PALCOSCENICI PRESTIGIOSI.  Dopo il diploma in pianoforte a Catania e in canto lirico a Milano, la carriera di Lo Monaco è decollata nel 2005 con il debutto al Rossini Opera Festival: da quel momento, la cantante ha dato inizio a una collezione di collaborazioni con i più prestigiosi enti lirici italiani e mondiali, prestando la sua voce a partiture di tutte le epoche. Non sorprende che una musicista di così alto livello abbia collezionato ricordi indelebili in giro per il mondo. Ma, in una baraonda di preziosissime memorie – tra cui l’esecuzione dello Stabat Mater di Rossini davanti a Papa Benedetto XVI –, la cantante cita esperienze decisamente fuori dal comune, curiosamente tutte legate alla Carmen di Georges Bizet: «La mia primissima Carmen – spiega – è stata a Lione, in Francia, con una particolarissima regia di Olivier Py in cui Carmen era prima ballerina di un teatro di cabaret. Durante la mia prima uscita in scena, con l’Habanera, arrivavo con un serpente vero attorno al collo». Per non parlare, poi, della grandiosa performance al Sydney Opera House, sempre nell’iconico ruolo della conturbante gitana: in occasione del festival Handa Opera era stato costruito un enorme palcoscenico sopra l’harbour di Sydney, sullo sfondo dell’inconfondibile teatro. Un’esperienza senza dubbio indimenticabile, come racconta l’artista: «Noi cantavamo sull’acqua, con un maxi schermo dietro al pubblico da cui vedevamo il direttore, poiché l’orchestra era nascosta. Ci sono stati persino i fuochi d’artificio sul finale».

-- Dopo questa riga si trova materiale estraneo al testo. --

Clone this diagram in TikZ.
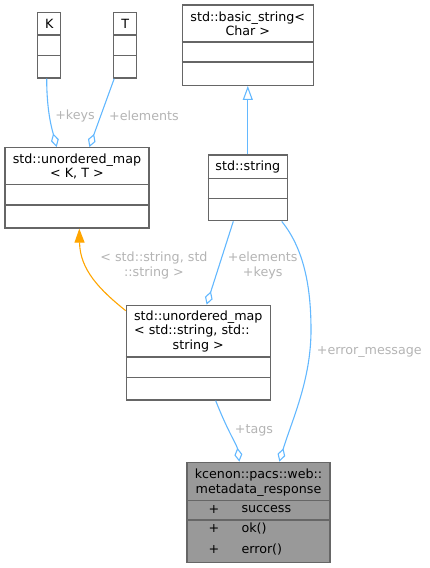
\documentclass[tikz,border=0pt]{standalone}
\usepackage{fontspec}
\setmainfont{DejaVu Sans}
\usetikzlibrary{arrows.meta}
\definecolor{edgeblue}{HTML}{63B8FF}
\definecolor{boxline}{HTML}{666666}
\definecolor{labelgray}{HTML}{B4B4B4}
\definecolor{focusfill}{HTML}{999999}
\definecolor{bindorange}{HTML}{FFA500}
\begin{document}
\begin{tikzpicture}[x=1pt,y=-1pt]

      \tikzset{classbox/.style={draw=boxline, line width=1.3pt, inner sep=0pt, fill=white},
               classtext/.style={inner sep=0pt, font=\fontsize{12.7}{14.4}\selectfont, align=center},
               edgelabel/.style={classtext, text=labelgray},
               member/.style={draw=edgeblue, line width=1.1pt, -{Diamond[open, length=14pt, width=8pt]}},
               derived/.style={draw=edgeblue, line width=1.1pt, -{Triangle[open, length=14pt, width=10pt]}},
               bound/.style={draw=bindorange, line width=1.1pt, -{Triangle[length=14pt, width=10pt, fill=bindorange]}}}
      \useasboundingbox (0,0) rectangle (429,568);
%% Classes
      	\node[classbox, minimum width=23pt, minimum height=65.7pt] (K) at (49.2,45.15) {};
      	\node[classbox, minimum width=23pt, minimum height=65.7pt] (T) at (125.2,45.15) {};
      	\node[classbox, minimum width=144pt, minimum height=80.3pt] (mapKT) at (77,187.85) {};
      	\node[classbox, minimum width=131pt, minimum height=80.3pt] (basicstr) at (247.8,45.15) {};
      	\node[classbox, minimum width=79pt, minimum height=65.7pt] (str) at (247.8,187.85) {};
      	\node[classbox, minimum width=144.4pt, minimum height=94.7pt] (mapSS) at (198.5,352.65) {};
      	\node[classbox, fill=focusfill, minimum width=143pt, minimum height=100.4pt] (resp) at (258.5,512.5) {};
%Compartments
      	\foreach \n/\a/\b in {K/23.4/43.7, T/23.4/43.7, mapKT/37.3/58, basicstr/37.7/57.7,
      	                      str/24/44, mapSS/52.4/73, resp/38.7/58.4}{
      		\draw[boxline, line width=1.3pt] ([yshift=-\a pt]\n.north west) -- ([yshift=-\a pt]\n.north east);
      		\draw[boxline, line width=1.3pt] ([yshift=-\b pt]\n.north west) -- ([yshift=-\b pt]\n.north east);
      	}
%Titles
      	\node[classtext] (Kname) at (49.2,24.3) {K};
      	\node[classtext] (Tname) at (125.2,24.3) {T};
      	\node[classtext] (mapKTname) at (77,166.3) {std::unordered\_map\\< K, T >};
      	\node[classtext] (basicstrname) at (247.8,24) {std::basic\_string<\\Char >};
      	\node[classtext] (strname) at (247.8,167) {std::string};
      	\node[classtext] (mapSSname) at (198.3,332) {\begin{tabular}{@{}l@{}}std::unordered\_map\\< std::string, std::\\\multicolumn{1}{@{}c@{}}{string >}\end{tabular}};
      	\node[classtext] (respname) at (258.5,482.5) {kcenon::pacs::web::\\metadata\_response};
      	\node[classtext] (respplus1) at (214,509.3) {+};
      	\node[classtext, anchor=west] (respsuccess) at (241.3,509.3) {success};
      	\node[classtext] (respplus2) at (214,529) {+};
      	\node[classtext, anchor=west] (respok) at (241.3,529) {ok()};
      	\node[classtext] (respplus3) at (214,549.3) {+};
      	\node[classtext, anchor=west] (resperror) at (241.3,549.3) {error()};
%Edges
		\draw[member] ([xshift=-2.5pt]K.south) .. controls (46.7,112) and (52,129) .. ([xshift=52.3pt]mapKT.north west);
		\draw[member] ([xshift=-11pt]T.south) -- ([xshift=85pt]mapKT.north west);
		\draw[derived] (str.north) -- (basicstr.south);
		\draw[member] ([xshift=-14.5pt]str.south) -- ([xshift=81pt]mapSS.north west);
		\draw[member] ([xshift=33.9pt]str.south) .. controls (305,250) and (311,290) .. (311,330)
		              .. controls (311,380) and (292,420) .. ([xshift=93pt]resp.north west);
		\draw[member] ([xshift=17.2pt]mapSS.south) .. controls (228,432) and (237,445) .. ([xshift=53pt]resp.north west);
		\draw[bound] ([yshift=-6pt]mapSS.north west) .. controls (100,290) and (80,270) .. ([xshift=2.3pt]mapKT.south);
%Labels
		\node[edgelabel] (lkeys) at (75,115.7) {+keys};
		\node[edgelabel] (lelements) at (144,115.7) {+elements};
		\node[edgelabel] (lelemkeys) at (262.7,265.5) {+elements\\+keys};
		\node[edgelabel] (lerror) at (369.3,351.7) {+error\_message};
		\node[edgelabel] (ltags) at (254,430) {+tags};
		\node[edgelabel] (lbind) at (154,265.5) {< std::string, std\\::string >};

	\end{tikzpicture}
\end{document}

«Non mi sento una diva. Nel teatro di oggi regna un’atmosfera collaborativa e per certi atteggiamenti non c’è più spazio»

ARCHEOLOGIA MUSICALE. Quella di José Maria Lo Monaco per il dissotterramento di antichi tesori musicali è una vera passione ed è quanto si propone di fare anche nel disco Porpora. Music for the Venetian ospedaletto, che uscirà in prossimità delle festività pasquali. Si tratta di una raccolta di arie e mottetti composti da Nicola Porpora per il contralto Angiola Moro. A riscoprire questi mottetti, racconta la Lo Monaco, è stato Stefano Aresi, direttore del gruppo Stile Galante. «Sono molto orgogliosa di questo progetto – spiega ancora – per il doppio piacere che sta nel cantare queste musiche. È come se riportassimo in vita qualcosa che era stato dimenticato». Un progetto che differisce parecchio da All’amore immenso, il suo disco uscito l’anno scorso, incentrato sul concetto di amore divino nella figura della Vergine Maria e ispirato dalla nascita di suo figlio. Una carriera straordinaria, insomma, quella di José Maria Lo Monaco, con successi strepitosi e racconti che sembrano delineare il ritratto di una vera diva. Ma l’affabilità nel tono della sua voce non suggerisce questo: «Non mi sento assolutamente una diva», chiarisce. Anzi, secondo l’artista catanese, parlare di divismo è del tutto anacronistico: «Oggigiorno – conclude – le vere dive non esistono più. Si parla forse di atteggiamenti che si avevano nel passato, quando si potevano fare i capricci sul palcoscenico. Ma adesso non è più così, nell’ambiente di lavoro del teatro c’è molta collaborazione e quindi, per quanto mi riguarda, non c’è più spazio per il divismo».